- _SHORT EXERCISE_
Word for word, set down the records and skip each picture.

[Rows from a dataset of charts and code]
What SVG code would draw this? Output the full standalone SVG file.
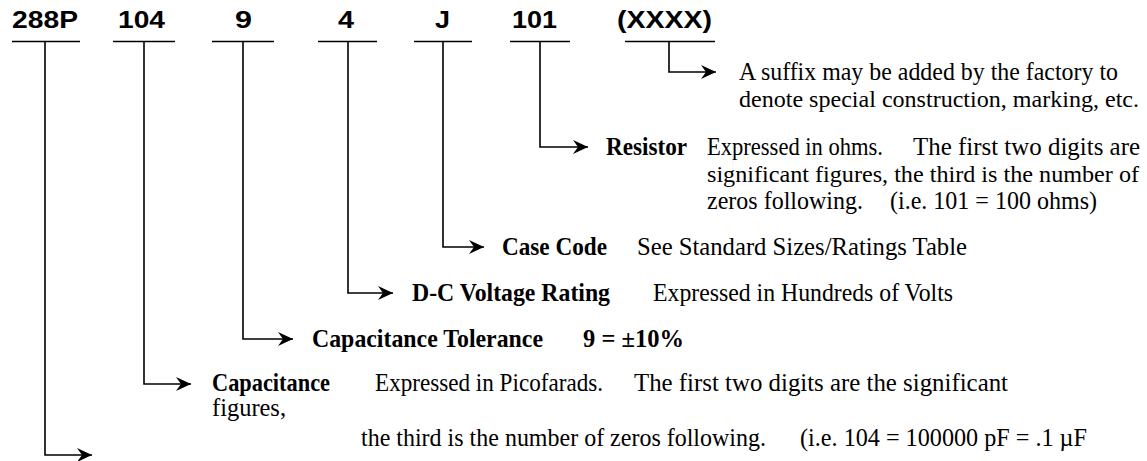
<svg xmlns="http://www.w3.org/2000/svg" width="1147" height="461" viewBox="0 0 1147 461">
<style>
.hd{font-family:"Liberation Sans",Arial,sans-serif;font-weight:bold;font-size:24px;fill:#000}
.t{font-family:"Liberation Serif","Times New Roman",serif;font-size:25px;fill:#000}
.s{font-size:24px}
.b{font-family:"Liberation Serif","Times New Roman",serif;font-size:25px;font-weight:bold;fill:#000}
.ln{stroke:#000;stroke-width:1.6;fill:none}
</style>
<defs>
<marker id="ah" markerWidth="18" markerHeight="16" refX="16" refY="8" orient="auto" markerUnits="userSpaceOnUse">
<path d="M16,8 L1,1 L6,8 L1,15 Z" fill="#000"/>
</marker>
</defs>
<rect width="1147" height="461" fill="#fff"/>
<g id="header-288P"><text class="hd" x="12" y="28" textLength="66" lengthAdjust="spacingAndGlyphs">288P</text></g>
<g id="header-104"><text class="hd" x="118" y="28" textLength="47" lengthAdjust="spacingAndGlyphs">104</text></g>
<g id="header-9"><text class="hd" x="235" y="28" textLength="17" lengthAdjust="spacingAndGlyphs">9</text></g>
<g id="header-4"><text class="hd" x="338" y="28" textLength="16" lengthAdjust="spacingAndGlyphs">4</text></g>
<g id="header-J"><text class="hd" x="435" y="28" textLength="15" lengthAdjust="spacingAndGlyphs">J</text></g>
<g id="header-101"><text class="hd" x="512" y="28" textLength="45" lengthAdjust="spacingAndGlyphs">101</text></g>
<g id="header-XXXX"><text class="hd" x="617" y="28" textLength="95" lengthAdjust="spacingAndGlyphs">(XXXX)</text></g>

<g id="connectors" class="ln">
<path d="M12,41.5 H80 M45,41.5 V455 H92" marker-end="url(#ah)"/>
<path d="M113,41.5 H175 M144,41.5 V384 H191" marker-end="url(#ah)"/>
<path d="M212,41.5 H274 M243,41.5 V339 H293" marker-end="url(#ah)"/>
<path d="M318,41.5 H377 M348,41.5 V293 H393" marker-end="url(#ah)"/>
<path d="M414,41.5 H472 M443,41.5 V247 H484" marker-end="url(#ah)"/>
<path d="M510,41.5 H570 M540,41.5 V147 H588" marker-end="url(#ah)"/>
<path d="M625,41.5 H715 M669,41.5 V72 H716" marker-end="url(#ah)"/>
</g>

<g id="suffix">
<text class="t" x="739" y="80" textLength="379" lengthAdjust="spacingAndGlyphs">A suffix may be added by the factory to</text>
<text class="t s" x="739" y="107" textLength="400" lengthAdjust="spacingAndGlyphs">denote special construction, marking, etc.</text>
</g>
<g id="resistor">
<text class="b" x="606" y="155" textLength="81" lengthAdjust="spacingAndGlyphs">Resistor</text>
<text class="t" x="707" y="155" textLength="176" lengthAdjust="spacingAndGlyphs">Expressed in ohms.</text>
<text class="t" x="913" y="155" textLength="227" lengthAdjust="spacingAndGlyphs">The first two digits are</text>
<text class="t s" x="707" y="182" textLength="432" lengthAdjust="spacingAndGlyphs">significant figures, the third is the number of</text>
<text class="t" x="707" y="209" textLength="156" lengthAdjust="spacingAndGlyphs">zeros following.</text>
<text class="t" x="890" y="209" textLength="207" lengthAdjust="spacingAndGlyphs">(i.e. 101 = 100 ohms)</text>
</g>
<g id="case-code">
<text class="b" x="502" y="255" textLength="105" lengthAdjust="spacingAndGlyphs">Case Code</text>
<text class="t" x="637" y="255" textLength="330" lengthAdjust="spacingAndGlyphs">See Standard Sizes/Ratings Table</text>
</g>
<g id="voltage">
<text class="b" x="412" y="301" textLength="198" lengthAdjust="spacingAndGlyphs">D-C Voltage Rating</text>
<text class="t" x="653" y="301" textLength="300" lengthAdjust="spacingAndGlyphs">Expressed in Hundreds of Volts</text>
</g>
<g id="tolerance">
<text class="b" x="312" y="347" textLength="231" lengthAdjust="spacingAndGlyphs">Capacitance Tolerance</text>
<text class="b" x="583" y="347" textLength="101" lengthAdjust="spacingAndGlyphs">9 = ±10%</text>
</g>
<g id="capacitance">
<text class="b" x="212" y="391" textLength="118" lengthAdjust="spacingAndGlyphs">Capacitance</text>
<text class="t" x="375" y="391" textLength="228" lengthAdjust="spacingAndGlyphs">Expressed in Picofarads.</text>
<text class="t" x="634" y="391" textLength="374" lengthAdjust="spacingAndGlyphs">The first two digits are the significant</text>
<text class="t" x="212" y="416" textLength="74" lengthAdjust="spacingAndGlyphs">figures,</text>
<text class="t" x="361" y="446" textLength="405" lengthAdjust="spacingAndGlyphs">the third is the number of zeros following.</text>
<text class="t" x="800" y="446" textLength="287" lengthAdjust="spacingAndGlyphs">(i.e. 104 = 100000 pF = .1 µF</text>
</g>
</svg>
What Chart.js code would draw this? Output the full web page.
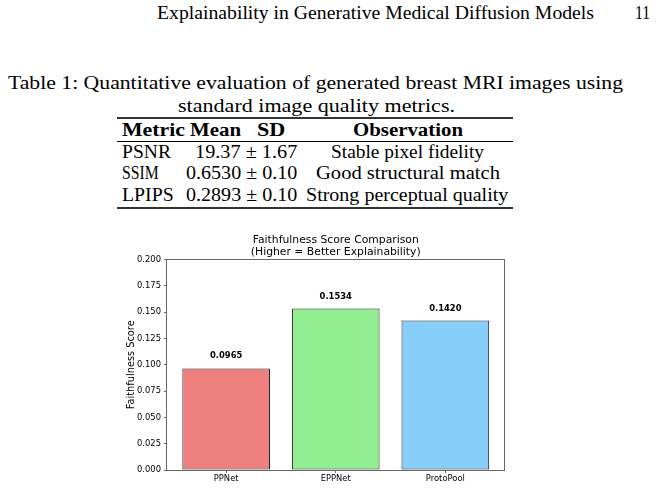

- _SOLUTION TO THE PROBLEM_
What SVG code would draw this? Output the full standalone SVG file.
<svg xmlns="http://www.w3.org/2000/svg" width="1147" height="461" viewBox="0 0 1147 461">
<style>
.hd{font-family:"Liberation Sans",Arial,sans-serif;font-weight:bold;font-size:24px;fill:#000}
.t{font-family:"Liberation Serif","Times New Roman",serif;font-size:25px;fill:#000}
.s{font-size:24px}
.b{font-family:"Liberation Serif","Times New Roman",serif;font-size:25px;font-weight:bold;fill:#000}
.ln{stroke:#000;stroke-width:1.6;fill:none}
</style>
<defs>
<marker id="ah" markerWidth="18" markerHeight="16" refX="16" refY="8" orient="auto" markerUnits="userSpaceOnUse">
<path d="M16,8 L1,1 L6,8 L1,15 Z" fill="#000"/>
</marker>
</defs>
<rect width="1147" height="461" fill="#fff"/>
<g id="header-288P"><text class="hd" x="12" y="28" textLength="66" lengthAdjust="spacingAndGlyphs">288P</text></g>
<g id="header-104"><text class="hd" x="118" y="28" textLength="47" lengthAdjust="spacingAndGlyphs">104</text></g>
<g id="header-9"><text class="hd" x="235" y="28" textLength="17" lengthAdjust="spacingAndGlyphs">9</text></g>
<g id="header-4"><text class="hd" x="338" y="28" textLength="16" lengthAdjust="spacingAndGlyphs">4</text></g>
<g id="header-J"><text class="hd" x="435" y="28" textLength="15" lengthAdjust="spacingAndGlyphs">J</text></g>
<g id="header-101"><text class="hd" x="512" y="28" textLength="45" lengthAdjust="spacingAndGlyphs">101</text></g>
<g id="header-XXXX"><text class="hd" x="617" y="28" textLength="95" lengthAdjust="spacingAndGlyphs">(XXXX)</text></g>

<g id="connectors" class="ln">
<path d="M12,41.5 H80 M45,41.5 V455 H92" marker-end="url(#ah)"/>
<path d="M113,41.5 H175 M144,41.5 V384 H191" marker-end="url(#ah)"/>
<path d="M212,41.5 H274 M243,41.5 V339 H293" marker-end="url(#ah)"/>
<path d="M318,41.5 H377 M348,41.5 V293 H393" marker-end="url(#ah)"/>
<path d="M414,41.5 H472 M443,41.5 V247 H484" marker-end="url(#ah)"/>
<path d="M510,41.5 H570 M540,41.5 V147 H588" marker-end="url(#ah)"/>
<path d="M625,41.5 H715 M669,41.5 V72 H716" marker-end="url(#ah)"/>
</g>

<g id="suffix">
<text class="t" x="739" y="80" textLength="379" lengthAdjust="spacingAndGlyphs">A suffix may be added by the factory to</text>
<text class="t s" x="739" y="107" textLength="400" lengthAdjust="spacingAndGlyphs">denote special construction, marking, etc.</text>
</g>
<g id="resistor">
<text class="b" x="606" y="155" textLength="81" lengthAdjust="spacingAndGlyphs">Resistor</text>
<text class="t" x="707" y="155" textLength="176" lengthAdjust="spacingAndGlyphs">Expressed in ohms.</text>
<text class="t" x="913" y="155" textLength="227" lengthAdjust="spacingAndGlyphs">The first two digits are</text>
<text class="t s" x="707" y="182" textLength="432" lengthAdjust="spacingAndGlyphs">significant figures, the third is the number of</text>
<text class="t" x="707" y="209" textLength="156" lengthAdjust="spacingAndGlyphs">zeros following.</text>
<text class="t" x="890" y="209" textLength="207" lengthAdjust="spacingAndGlyphs">(i.e. 101 = 100 ohms)</text>
</g>
<g id="case-code">
<text class="b" x="502" y="255" textLength="105" lengthAdjust="spacingAndGlyphs">Case Code</text>
<text class="t" x="637" y="255" textLength="330" lengthAdjust="spacingAndGlyphs">See Standard Sizes/Ratings Table</text>
</g>
<g id="voltage">
<text class="b" x="412" y="301" textLength="198" lengthAdjust="spacingAndGlyphs">D-C Voltage Rating</text>
<text class="t" x="653" y="301" textLength="300" lengthAdjust="spacingAndGlyphs">Expressed in Hundreds of Volts</text>
</g>
<g id="tolerance">
<text class="b" x="312" y="347" textLength="231" lengthAdjust="spacingAndGlyphs">Capacitance Tolerance</text>
<text class="b" x="583" y="347" textLength="101" lengthAdjust="spacingAndGlyphs">9 = ±10%</text>
</g>
<g id="capacitance">
<text class="b" x="212" y="391" textLength="118" lengthAdjust="spacingAndGlyphs">Capacitance</text>
<text class="t" x="375" y="391" textLength="228" lengthAdjust="spacingAndGlyphs">Expressed in Picofarads.</text>
<text class="t" x="634" y="391" textLength="374" lengthAdjust="spacingAndGlyphs">The first two digits are the significant</text>
<text class="t" x="212" y="416" textLength="74" lengthAdjust="spacingAndGlyphs">figures,</text>
<text class="t" x="361" y="446" textLength="405" lengthAdjust="spacingAndGlyphs">the third is the number of zeros following.</text>
<text class="t" x="800" y="446" textLength="287" lengthAdjust="spacingAndGlyphs">(i.e. 104 = 100000 pF = .1 µF</text>
</g>
</svg>
What Chart.js code would draw this? Output the full web page.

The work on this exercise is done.